At their worst, the promoters of Internet stocks wanted to have it both ways: to deduct such business expenses as R&D and advertising, whilst at the same time wanting investors to believe that these and other intangible investments should be counted as assets, not routine expenses as required by generally accepted accounting principles.
However, intangibles are recognised as assets when a company is acquired and the buyer pays more than so-called book value, which is based on the cost of tangible assets. If you bought AOL, for example, you would have to pay a lot more than the cost of the company's physical operations. You would have to pay for the AOL brand, which the company cannot count as an asset on its balance sheet, despite having spent significant money in building it.
In this more sober investment era, it is time revisit intangible business investments and the role they play in generating long-term profits. One organisation addressing this is the Enhanced Business Reporting Consortium, which is working toward consensus on an internationally recognized framework of voluntary guidelines for reporting that would make it easier to compare these intangibles.

The idea is that this framework would have internationally accepted definitions and measurements for industry-specific key performance indicators. There would be voluntary disclosure guidelines for information about opportunities, risks, strategies and plans, and about the quality, sustainability and variability of cash flows and earnings.

In the UK, the new OFR requirements recognise the importance of disclosing, business strategy, value drivers, risks and opportunities as a compliment to the financial statements. Enhanced Business Reporting aims to provide greater structure for these reports, making them easier for investors to use.

Tuesday, July 05, 2005

Changes in how inside information is distributed will affect IRO’s.

Issuers face greatly changed rules on how they must disseminate inside information, following the publication of the advice on transparency published this week. News must be distributed (pushed) to news agencies and newspapers across the EU, ‘fast’ and as close to simultaneously as possible.
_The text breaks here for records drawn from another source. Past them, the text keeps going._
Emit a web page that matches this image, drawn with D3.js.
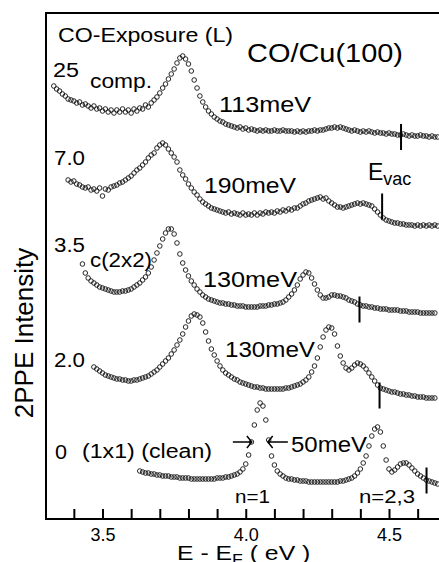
<!DOCTYPE html>
<html><head><meta charset="utf-8">
<script src="https://cdn.jsdelivr.net/npm/d3@7"></script>
<style>
body{margin:0;background:#fff}
svg{display:block}
text{font-family:"Liberation Sans",Arial,Helvetica,sans-serif;fill:#000}
</style>
</head><body>
<svg id="chart" width="439" height="562"></svg>
<script>
// ---- data ----
const exposures = ["25", "7.0", "3.5", "2.0", "0"];
const startEnergy = [3.33, 3.38, 3.43, 3.47, 3.63];   // eV, first sample of each scan
const energyStep = 0.01;                               // eV per sample
const stackOffset = [382, 294, 206, 121, 34];          // vertical offset (arb. units)

const int25 = [51,48,46,43,41,38,37,36,34,35, 32,33,31,29,31,28,29,26,28,25,
  27,24,27,25,28,25,27,24,28,26, 29,28,32,30,34,37,40,44,49,53,
  58,63,68,74,79,81,78,73,66,57, 49,41,35,30,26,23,20,18,16,15,
  13,12,11,10,9,10,8,9,7,8, 7,6,7,6,7,6,6,7,6,6,
  7,6,6,6,5,6,5,6,5,6, 6,7,6,7,7,8,9,9,10,9,
  10,9,8,7,6,7,6,5,6,5, 6,5,4,5,4,4,3,4,3,3,
  2,2,3,2,1,2,1,1,2,1, 1,0,1,0,0];
const int70 = [45,43,44,41,40,38,37,38,35,36, 34,37,29,36,35,38,39,40,42,43,
  45,47,49,52,55,57,60,63,67,70, 72,77,80,82,80,76,72,68,63,55,
  50,46,41,37,33,30,26,23,21,19, 17,16,15,14,13,12,13,11,12,11,
  10,12,10,11,10,12,10,12,11,13, 12,13,12,14,13,15,14,16,15,17,
  17,19,21,22,24,25,26,27,28,26, 27,24,22,20,18,18,17,18,19,20,
  21,22,21,22,21,20,19,16,13,10, 7,5,4,3,2,2,1,1,0,0,
  0,-1,0,-1,0,-1,0,-1,0,-1];
const int35 = [49,40,35,32,30,28,26,25,24,23, 22,21,21,21,22,22,23,24,26,28,
  30,33,36,40,46,53,60,67,74,80, 84,84,79,70,59,50,43,37,32,28,
  24,21,18,16,14,13,12,11,10,10, 9,9,8,8,7,7,7,6,6,6,
  6,6,7,7,7,8,8,9,9,10, 11,13,16,19,23,28,34,38,41,40,
  35,29,23,18,15,15,16,18,18,17, 17,16,15,13,12,11,9,8,7,7,
  6,6,5,5,4,4,4,3,3,3, 3,2,2,2,1,1,1,1,0,0,
  0,0,0,0];
const int20 = [31,29,27,25,23,22,21,20,19,19, 18,18,17,17,18,18,19,20,21,22,
  24,26,28,31,34,37,40,44,48,53, 58,64,71,77,82,84,83,81,75,66,
  57,49,43,37,32,28,25,23,21,19, 18,16,15,14,13,12,11,11,10,10,
  9,9,9,9,9,9,9,10,10,11, 12,13,14,16,18,21,26,32,40,51,
  61,68,71,70,64,52,42,35,30,28, 30,33,35,34,32,29,25,21,17,13,
  10,9,8,7,6,6,5,4,4,3, 3,2,2,1,1,1,0,0,0,0];
const int00 = [14,13,12,12,11,11,10,10,9,9, 9,8,8,8,7,7,7,7,6,6,
  6,6,6,6,6,6,6,7,7,7, 8,8,9,10,11,13,16,21,30,43,
  60,75,82,79,65,45,29,20,14,11, 9,7,6,6,5,5,4,4,4,3,
  3,3,3,3,3,3,3,3,3,3, 4,4,5,6,7,9,12,16,22,29,
  39,49,56,58,53,39,25,16,13,15, 18,21,22,22,20,17,14,11,9,7,
  5,4,3,2,1];
const intensities = [int25, int70, int35, int20, int00];

const evacEnergy = [4.542, 4.476, 4.397, 4.467, 4.631];
const evacLevel = [0, 18.5, 3.5, 2.5, 4.5];

const tickValues = [3.4,3.5,3.6,3.7,3.8,3.9,4.0,4.1,4.2,4.3,4.4,4.5,4.6];
const tickLabels = ["3.5","4.0","4.5"];

// ---- scales ----
const svg = d3.select("#chart");
const x = d3.scaleLinear().domain([3.5, 4.5]).range([102.5, 389]);
const y = d3.scaleLinear().domain([0, 506]).range([519, 13]);
const eMin = x.invert(46), eMax = x.invert(439);

// ---- frame ----
const frame = svg.append("g").attr("stroke","#000").attr("stroke-width",2).attr("fill","none");
frame.append("line").attr("x1",x(eMin)).attr("x2",x(eMin)).attr("y1",y(506)).attr("y2",y(0));
frame.append("line").attr("x1",x(eMin)-1).attr("x2",x(eMax)).attr("y1",y(506)).attr("y2",y(506));
frame.append("line").attr("x1",x(eMin)-1).attr("x2",x(eMax)).attr("y1",y(0)).attr("y2",y(0));

const axis = d3.axisBottom(x).tickValues(tickValues).tickSize(-10).tickPadding(9)
  .tickFormat(d => tickLabels.includes(d.toFixed(1)) ? d.toFixed(1) : "");
const ax = svg.append("g").attr("transform",`translate(0,${y(0)})`).call(axis);
ax.select(".domain").remove();
ax.selectAll(".tick line").attr("stroke","#000").attr("stroke-width",2);
ax.selectAll(".tick text").attr("font-size",18).attr("font-family","Liberation Sans, Arial, sans-serif").attr("fill","#000");

// ---- data points ----
intensities.forEach((arr, s) => {
  const pts = arr.map((v, i) => ({e: startEnergy[s] + i * energyStep, v: v + stackOffset[s]}));
  svg.append("g").selectAll("circle").data(pts).join("circle")
    .attr("cx", d => x(d.e)).attr("cy", d => y(d.v)).attr("r", 2.3)
    .attr("fill", "none").attr("stroke", "#111").attr("stroke-width", 0.9);
  const lv = stackOffset[s] + evacLevel[s];
  svg.append("line").attr("x1", x(evacEnergy[s])).attr("x2", x(evacEnergy[s]))
    .attr("y1", y(lv + 13)).attr("y2", y(lv - 13)).attr("stroke","#000").attr("stroke-width",2);
});

// ---- text ----
function label(str, px, py, size, len) {
  const t = svg.append("text").attr("x", px).attr("y", py).attr("font-size", size).text(str);
  if (len) t.attr("textLength", len).attr("lengthAdjust", "spacingAndGlyphs");
  return t;
}
label("CO-Exposure (L)", 58, 42, 19.5, 175);
label("CO/Cu(100)", 247, 62, 26, 156);
label("25", 53, 77, 20, 26);
label("comp.", 90, 88, 20, 62);
label("113meV", 219, 112, 22, 92);
label("7.0", 54, 165, 20, 31);
label("190meV", 204, 193, 22, 92);
label("3.5", 54, 252, 19.5, 31);
label("c(2x2)", 90, 267, 20, 62);
label("130meV", 203, 287, 22, 94);
label("2.0", 54, 367, 20, 31);
label("130meV", 225, 357, 22, 90);
label("0", 55, 459, 20, 12);
label("(1x1) (clean)", 82, 458, 20, 130);
label("50meV", 291, 452, 22, 76);
label("n=1", 235, 503, 18, 35);
label("n=2,3", 359, 503, 18, 56);

const ev = svg.append("text").attr("x", 368).attr("y", 180).attr("font-size", 23);
ev.append("tspan").text("E");
ev.append("tspan").attr("font-size", 18).attr("dy", 5).text("vac");

const xt = svg.append("text").attr("transform", "translate(177,560) scale(1.18,1)").attr("font-size", 21);
xt.append("tspan").text("E - E");
xt.append("tspan").attr("font-size", 15).attr("dy", 4).text("F");
xt.append("tspan").attr("dy", -4).text(" ( eV )");

svg.append("text").attr("transform", "translate(33,333) rotate(-90)")
  .attr("text-anchor", "middle").attr("font-size", 26).text("2PPE Intensity");

// FWHM arrows for n=1
const arrowV = 77;
const ar = svg.append("g").attr("stroke","#000").attr("stroke-width",1.5).attr("fill","none");
ar.append("path").attr("d", `M${x(3.955)},${y(arrowV)}H${x(4.021)}M${x(4.004)},${y(arrowV)-6}L${x(4.021)},${y(arrowV)}L${x(4.004)},${y(arrowV)+6}`);
ar.append("path").attr("d", `M${x(4.147)},${y(arrowV)}H${x(4.077)}M${x(4.094)},${y(arrowV)-6}L${x(4.077)},${y(arrowV)}L${x(4.094)},${y(arrowV)+6}`);
</script>
</body></html>
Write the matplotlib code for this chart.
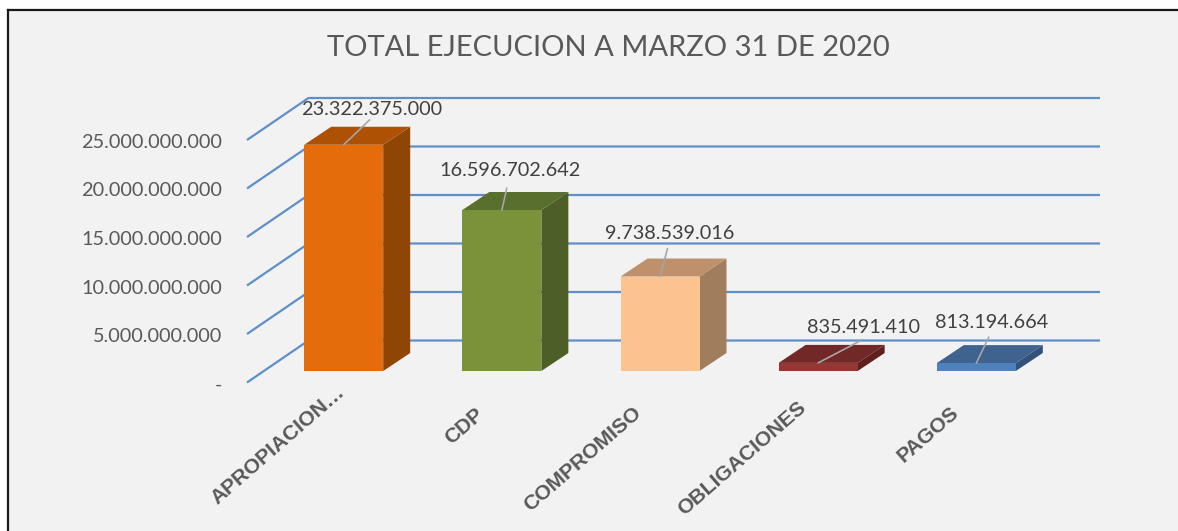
import matplotlib
matplotlib.use('Agg')
import matplotlib.pyplot as plt
from matplotlib.patches import Polygon, Rectangle
from matplotlib.lines import Line2D

# Datos
categorias = ['APROPIACION…', 'CDP', 'COMPROMISO', 'OBLIGACIONES', 'PAGOS']
valores = [23322375000, 16596702642, 9738539016, 835491410, 813194664]
etiquetas = ['23.322.375.000', '16.596.702.642', '9.738.539.016', '835.491.410', '813.194.664']
ticks = [0, 5e9, 10e9, 15e9, 20e9, 25e9]
tick_labels = ['-', '5.000.000.000', '10.000.000.000', '15.000.000.000', '20.000.000.000', '25.000.000.000']

# Colores de cada barra: frente, tapa, lateral
frente = ['#E46C0A', '#7A933B', '#FCC28F', '#943634', '#4F81BD']
tapa = ['#AE5104', '#586F2E', '#BE916C', '#722826', '#3E638F']
lateral = ['#8F4504', '#4D5F26', '#A07D5C', '#5E1F1D', '#335179']
GRID = '#5F8FC8'

W, H = 1178, 531
PX_X = 158.15   # pixeles por categoria
PX_Y = 9.7e-9   # pixeles por unidad de valor


def dx(px):
    return px / PX_X


def dy(px):
    return px / PX_Y


fig = plt.figure(figsize=(W / 100, H / 100), dpi=100, facecolor='white')

# Fondo gris con el marco oscuro arriba y a la izquierda
fig.patches.append(Rectangle((8 / W, 0), 1, 1 - 10 / H, transform=fig.transFigure,
                             facecolor='#F2F2F2', edgecolor='none', zorder=-5))
fig.add_artist(Line2D([8 / W, 8 / W], [0, 1 - 10 / H], color='#1A1A1A', lw=1.6))
fig.add_artist(Line2D([8 / W, 1], [1 - 10 / H, 1 - 10 / H], color='#1A1A1A', lw=1.6))

ax = fig.add_axes([0, 0, 1, 1])
ax.set_axis_off()
ax.patch.set_alpha(0)
x0 = -343.7 / PX_X
ax.set_xlim(x0, x0 + W / PX_X)
ax.set_ylim(-dy(H - 371), dy(371))

# Pared y piso: diagonal + linea horizontal en cada marca del eje
xf, yf = x0 + dx(247), dy(-11.5)
xb, yb = x0 + dx(308.5), dy(30.5)
xr = x0 + dx(1100)
for t, lab in zip(ticks, tick_labels):
    ax.plot([xf, xb, xr], [t + yf, t + yb, t + yb], color=GRID, lw=1.6, zorder=1,
            solid_joinstyle='miter', solid_capstyle='butt')
    ax.text(x0 + dx(222), t + yf + dy(-2.5), lab, ha='right', va='center', family='Lato',
            fontsize=14.3, color='#595959', zorder=2)

# Barras en falso 3D
ancho = 79 / PX_X
prof_x, prof_y = dx(27), dy(18)
for i, v in enumerate(valores):
    l, r = i - ancho / 2, i + ancho / 2
    ax.add_patch(Polygon([(r, 0), (r + prof_x, prof_y), (r + prof_x, v + prof_y), (r, v)],
                         facecolor=lateral[i], edgecolor='none', zorder=3))
    ax.add_patch(Polygon([(l, v), (r, v), (r + prof_x, v + prof_y), (l + prof_x, v + prof_y)],
                         facecolor=tapa[i], edgecolor='none', zorder=3))
    ax.add_patch(Polygon([(l, 0), (r, 0), (r, v), (l, v)],
                         facecolor=frente[i], edgecolor='none', zorder=4))

# Etiquetas de datos con linea guia (desplazamientos en pixeles desde la tapa)
texto_off = [(28, 35), (8, 40), (10, 43), (45, 35), (15, 41)]
guia_off = [(26, 25), (5, 22), (7.5, 28), (42, 22), (12.5, 26)]
for i, v in enumerate(valores):
    ax.annotate('', xy=(i, v), xytext=guia_off[i], textcoords='offset pixels',
                arrowprops=dict(arrowstyle='-', color='#A6A6A6', lw=1.2, shrinkA=0, shrinkB=0),
                zorder=5)
    ax.annotate(etiquetas[i], xy=(i, v), xytext=texto_off[i], textcoords='offset pixels',
                ha='center', va='center', family='Lato', fontsize=14.3, color='#404040', zorder=6)

# Categorias giradas (ancla en pixeles respecto a la base de la barra)
cat_off_x = [-8, -27, -28, -21, -26]
cat_off_y = [11, 34, 32, 27, 32]
for i, c in enumerate(categorias):
    ax.text(i + dx(cat_off_x[i]), dy(-cat_off_y[i]), c, rotation=41, rotation_mode='anchor',
            ha='right', va='top', family='Liberation Sans', fontweight='bold', fontsize=15.2,
            color='#595959', zorder=6)

fig.text(608 / W, 1 - 47.5 / H, 'TOTAL EJECUCION A MARZO 31 DE 2020', ha='center', va='center',
         family='Lato', fontsize=21, color='#595959')

fig.savefig('out.png', dpi=100)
Issuers can undertake this themselves (in which case they must follow certain strict requirements) or they can use one of the competing service providers.

The Transparency Obligations Directive will be implemented in member states of the EU, starting in January next year. It introduces Europe rules – for the first time – on how news should be sent out, as well as a common standard for disclosure of major shareholdings (above 5%), and issues on half yearly reporting and equivalence of home country requirements for non EU issuers.

First the requirements. Issuers will need to make a choice as to whether they manage the distribution process themselves. In my view the vast majority will use a service provider, simply because life is too short. Specialist skills such as sending news electronically, with meta data identifying the issuer, using secure internet protocols, to newspapers, news agencies and key retail investor websites, are not something most issuers have – or wish to develop.

The good news is that by introducing competition, the regulators have ensured that service provider costs will be kept to a minimum. Previously, where an exchange has operated a monopoly, the costs have been “buried” in a listing fee. Now these costs will become transparent. If the UK – where a similar regime was introduced in 2002 – is anexample, costs will become highly competitive.

One challenge for issuers will be in ensuring that their chosen service provider has the skills necessary. The new rules remove the requirement for service providers to be ‘approved’ by their regulator, leaving the issuers to make their own choices. And since meeting disclosure is now judged by delivery to a service provider (not when the announcement is in the public domain) the choice is critical.
My advice is to look for providers that have published their own ‘audit’. This will demonstrate how they have meet the requirements, and reassure you that the distribution will be managed effectively.